At the time he planted the saved seed, he says, he had not entered into a written agreement to not save the seed, and was unaware of the financial risks of planting saved seed.

“I didn't realize at the time that it was such a serious infraction,” Price says. “I thought I might have to pay a small fee later.”

He believes seed dealers should “educate” growers better on the ramifications of violating the law.

“The companies that were selling the seed should have been responsible for better informing the farmer about the patent laws,” Price says. “The whole time I had been led to believe by seed dealers that it wasn't as serious as it turned out to be.”

On his farm, Price has always grown certified seed. He has always saved first-select seeds for replanting. So, he thought it would be OK to save the Roundup Ready seed for planting.

“Not a good idea,” Price says in an understated way.

Monsanto sent about nine people to investigate the claim. Eight months later, he agreed, out of court, to pay Monsanto $1.5 million in royalty fees. “A lot of headache, heartache and sleepless nights,” Price says. He spent more than $50,000 in attorney's fees alone.

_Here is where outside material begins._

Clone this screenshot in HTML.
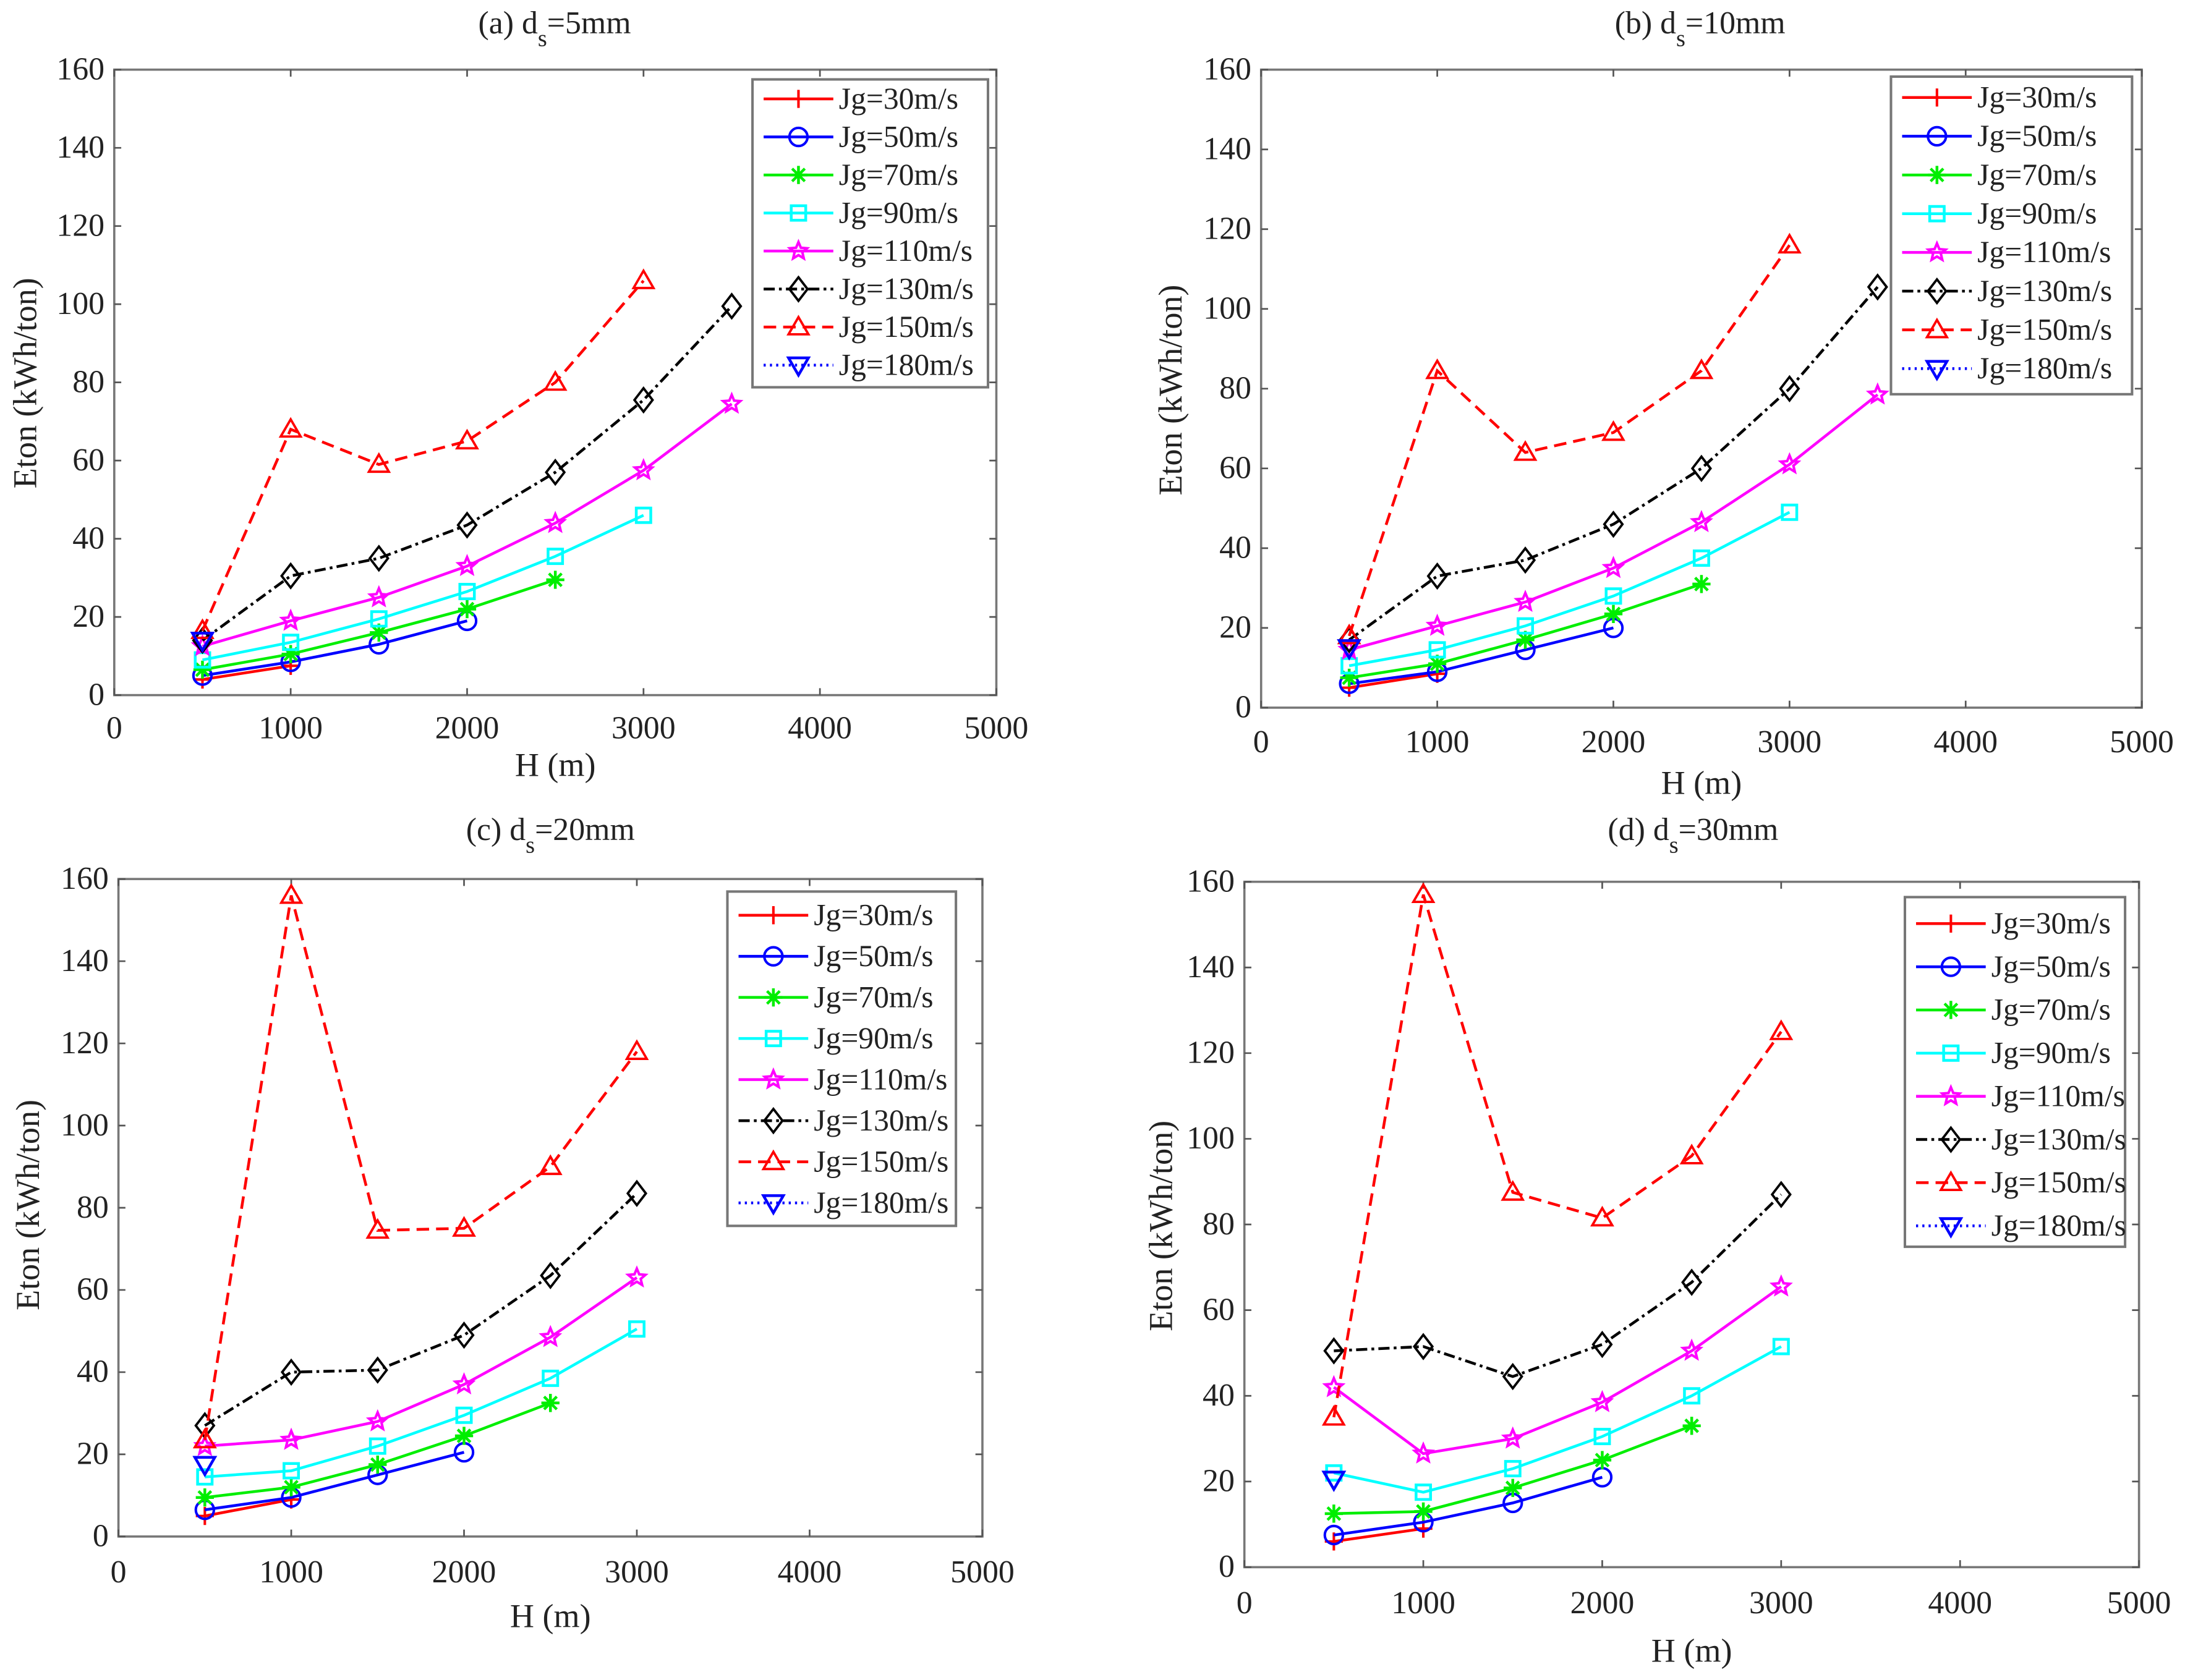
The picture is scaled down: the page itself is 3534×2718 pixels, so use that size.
<!DOCTYPE html>
<html><head><meta charset="utf-8"><style>
html,body{margin:0;padding:0;background:#fff}
svg{display:block}
svg text{font-family:"Liberation Serif","DejaVu Serif",serif;fill:#222}
</style></head><body>
<svg id="chart" width="3534" height="2718" viewBox="0 0 1568 1206" preserveAspectRatio="none" font-family="Liberation Serif, serif" xmlns="http://www.w3.org/2000/svg"></svg>
<script>
const heights = [500,1000,1500,2000,2500,3000,3500];
const seriesNames = ["Jg=30m/s","Jg=50m/s","Jg=70m/s","Jg=90m/s","Jg=110m/s","Jg=130m/s","Jg=150m/s","Jg=180m/s"];
const xTicks = [0,1000,2000,3000,4000,5000];
const yTicks = [0,20,40,60,80,100,120,140,160];
// panel (a) ds=5mm
const a30=[4,7.5], a50=[5,8.5,13,19], a70=[6.5,10.5,16,22,29.5], a90=[9,13.5,19.5,26.5,35.5,46],
      a110=[12.5,19,25,33,44,57.5,74.5], a130=[14,30.5,35,43.5,57,75.5,99.5], a150=[16.5,68,59,65,80,106], a180=[14];
// panel (b) ds=10mm
const b30=[5,8.5], b50=[6,9,14.5,20], b70=[7.5,11,17,23.5,31], b90=[10.5,14.5,20.5,28,37.5,49],
      b110=[14.5,20.5,26.5,35,46.5,61,78.5], b130=[17,33,37,46,60,80,105.5], b150=[18,84.5,64,69,84.5,116], b180=[15];
// panel (c) ds=20mm
const c30=[5,9], c50=[6.5,9.5,15,20.5], c70=[9.5,12,17.5,24.5,32.5], c90=[14.5,16,22,29.5,38.5,50.5],
      c110=[22,23.5,28,37,48.5,63], c130=[27,40,40.5,49,63.5,83.5], c150=[23.5,156,74.5,75,90,118], c180=[17.5];
// panel (d) ds=30mm
const d30=[6,9], d50=[7.5,10.5,15,21], d70=[12.5,13,18.5,25,33], d90=[22,17.5,23,30.5,40,51.5],
      d110=[42,26.5,30,38.5,50.5,65.5], d130=[50.5,51.5,44.5,52,66.5,87], d150=[35,157,87.5,81.5,96,125], d180=[20.5];

const NS="http://www.w3.org/2000/svg";
const svg=document.getElementById('chart');
function mk(tag,attrs,parent){const e=document.createElementNS(NS,tag);for(const k in attrs)e.setAttribute(k,attrs[k]);(parent||svg).appendChild(e);return e;}
const colors=["#ff0000","#0000ff","#00ee00","#00ffff","#ff00ff","#000000","#ff0000","#0000ff"];
const dashes=[null,null,null,null,null,"8 3 2 3","9 5","1.5 3"];
const markers=["plus","circle","star","square","pent","diamond","tri","tridown"];
function marker(g,type,x,y,c){
  const s=6.5;let e;
  if(type==="plus"){e=mk('path',{d:`M${x-s} ${y}H${x+s}M${x} ${y-s}V${y+s}`,stroke:c,'stroke-width':1.8,fill:'none'},g);}
  else if(type==="circle"){e=mk('circle',{cx:x,cy:y,r:s,stroke:c,'stroke-width':1.8,fill:'none'},g);}
  else if(type==="star"){e=mk('path',{d:`M${x-s} ${y}H${x+s}M${x} ${y-s}V${y+s}M${x-s*.7} ${y-s*.7}L${x+s*.7} ${y+s*.7}M${x-s*.7} ${y+s*.7}L${x+s*.7} ${y-s*.7}`,stroke:c,'stroke-width':2,fill:'none'},g);}
  else if(type==="square"){e=mk('rect',{x:x-s*.8,y:y-s*.8,width:s*1.6,height:s*1.6,stroke:c,'stroke-width':2,fill:'none'},g);}
  else if(type==="pent"){let p=[];for(let i=0;i<10;i++){const r=i%2?s*.45:s*1.0;const a=-Math.PI/2+i*Math.PI/5;p.push((x+r*Math.cos(a)).toFixed(2)+','+(y+r*Math.sin(a)).toFixed(2));}e=mk('polygon',{points:p.join(' '),stroke:c,'stroke-width':1.8,fill:'none'},g);}
  else if(type==="diamond"){e=mk('polygon',{points:`${x},${y-s*1.3} ${x+s},${y} ${x},${y+s*1.3} ${x-s},${y}`,stroke:c,'stroke-width':1.7,fill:'none'},g);}
  else if(type==="tri"){e=mk('polygon',{points:`${x},${y-s*1.1} ${x+s*1.1},${y+s*.8} ${x-s*1.1},${y+s*.8}`,stroke:c,'stroke-width':1.7,fill:'none'},g);}
  else {e=mk('polygon',{points:`${x},${y+s*1.1} ${x+s*1.1},${y-s*.8} ${x-s*1.1},${y-s*.8}`,stroke:c,'stroke-width':2,fill:'none'},g);}
  
  
}
const panels=[
 {id:'a',title:'=5mm',label:'(a) d',x0:82,x1:715,y0:499,y1:50,tc:398,ty:24,xly:557,yx:26,yc:275,tly:530,lg:[540,57,709,278],lr:71,ls:27.3,data:[a30,a50,a70,a90,a110,a130,a150,a180]},
 {id:'b',title:'=10mm',label:'(b) d',x0:905,x1:1537,y0:508,y1:50,tc:1220,ty:24,xly:570,yx:848,yc:280,tly:540,lg:[1357,55,1530,283],lr:70,ls:27.8,data:[b30,b50,b70,b90,b110,b130,b150,b180]},
 {id:'c',title:'=20mm',label:'(c) d',x0:85,x1:705,y0:1103,y1:631,tc:395,ty:603,xly:1168,yx:28,yc:865,tly:1136,lg:[522,640,686,880],lr:657,ls:29.5,data:[c30,c50,c70,c90,c110,c130,c150,c180]},
 {id:'d',title:'=30mm',label:'(d) d',x0:893,x1:1535,y0:1125,y1:633,tc:1215,ty:603,xly:1193,yx:841,yc:880,tly:1158,lg:[1367,644,1525,895],lr:663,ls:31,data:[d30,d50,d70,d90,d110,d130,d150,d180]}
];
panels.forEach(P=>{
  const g=mk('g',{});
  
  
  const X=v=>P.x0+(P.x1-P.x0)*v/5000, Y=v=>P.y0+(P.y1-P.y0)*v/160;
  const t=mk('text',{x:P.tc,y:P.ty,'text-anchor':'middle','font-size':23},g);
  
  
  t.innerHTML=P.label+'<tspan dy="9" font-size="17">s</tspan><tspan dy="-9">'+P.title+'</tspan>';
  const bx=mk('rect',{x:P.x0,y:P.y1,width:P.x1-P.x0,height:P.y0-P.y1,fill:'#fff',stroke:'#777','stroke-width':1.6},g);
  
  
  xTicks.forEach(v=>{
    mk('path',{d:`M${X(v)} ${P.y0}v-5M${X(v)} ${P.y1}v5`,stroke:'#555','stroke-width':1.2},g);
    const l=mk('text',{x:X(v),y:P.tly,'text-anchor':'middle','font-size':23},g);
    
    
    l.textContent=v;
  });
  yTicks.forEach(v=>{
    mk('path',{d:`M${P.x0} ${Y(v)}h5M${P.x1} ${Y(v)}h-5`,stroke:'#555','stroke-width':1.2},g);
    const l=mk('text',{x:P.x0-7,y:Y(v)+7,'text-anchor':'end','font-size':23},g);
    
    
    l.textContent=v;
  });
  const xl=mk('text',{x:(P.x0+P.x1)/2,y:P.xly,'text-anchor':'middle','font-size':24},g);
  
  
  xl.textContent='H (m)';
  const yl=mk('text',{x:P.yx,y:P.yc,'text-anchor':'middle','font-size':24,transform:`rotate(-90 ${P.yx} ${P.yc})`},g);
  
  
  yl.textContent='Eton (kWh/ton)';
  P.data.forEach((vals,i)=>{
    const sg=mk('g',{},g);
    
    
    const pts=vals.map((v,j)=>X(heights[j]).toFixed(2)+','+Y(v).toFixed(2)).join(' ');
    const pl=mk('polyline',{points:pts,fill:'none',stroke:colors[i],'stroke-width':2},sg);
    if(dashes[i])pl.setAttribute('stroke-dasharray',dashes[i]);
    
    
    vals.forEach((v,j)=>marker(sg,markers[i],X(heights[j]),Y(v),colors[i]));
  });
  const [lx0,ly0,lx1,ly1]=P.lg;
  const lgg=mk('g',{},g);
  
  
  mk('rect',{x:lx0,y:ly0,width:lx1-lx0,height:ly1-ly0,fill:'#fff',stroke:'#777','stroke-width':1.8},lgg);
  seriesNames.forEach((n,i)=>{
    const yy=P.lr+i*P.ls;
    const eg=mk('g',{},lgg);
    
    
    const ln=mk('line',{x1:lx0+8,x2:lx0+58,y1:yy,y2:yy,stroke:colors[i],'stroke-width':2},eg);
    if(dashes[i])ln.setAttribute('stroke-dasharray',dashes[i]);
    marker(eg,markers[i],lx0+33,yy,colors[i]);
    const tx=mk('text',{x:lx0+62,y:yy+7,'font-size':22},eg);
    tx.textContent=n;
  });
});
</script>
</body></html>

Scott Baucum, intellectual property stewardship lead at Monsanto, said the company has been concerned about the rising trend of seed piracy over the past two or three years in the Carolinas.

Farmers in the Carolinas have faced hurricanes, drought and excessive rain in the battle to grow their crops in past several years. “Good people have been put in difficult situations and some have chosen to plant seed that is protected under patent laws,” Baucum says.

Monsanto has caught a number of Carolina farmers planting saved seed. Most cases have been resolved, some with litigation, others without litigation.

Baucum says it's important for farmers to understand why things are the way they are. Seed companies have made a lot of opportunities for savings for farmers since 1996. “The person growing conventional varieties is benefiting from the reduced cost of herbicide” because of Roundup Ready technology,” Baucum says. “Roundup technology has brought a great deal of cost savings and competitiveness to the U.S. farmer. We don't apologize for being paid for the benefits we bring to your farm.”

“I now realize that the intellectual property rights of seed companies have to be protected,” Price says. “I think if I had known this two years ago, I would have never saved Roundup Ready seed.”

For farmers who are caught planting saved seed, Price recommends the route he took. “Cooperate with the Monsanto people,” he says. “They will be fair. Don't try to be hard nosed.”

Despite the fine, he'll plant Roundup Ready varieties this season, the same as in the past years.

Only, he'll plant seed he has paid for and he'll continue to tell other farmers of the risks. “It's not worth it to plant saved Roundup Ready seeds.”

The year he planted the saved seeds, he had an average yield of 7 bushels per acre due to drought.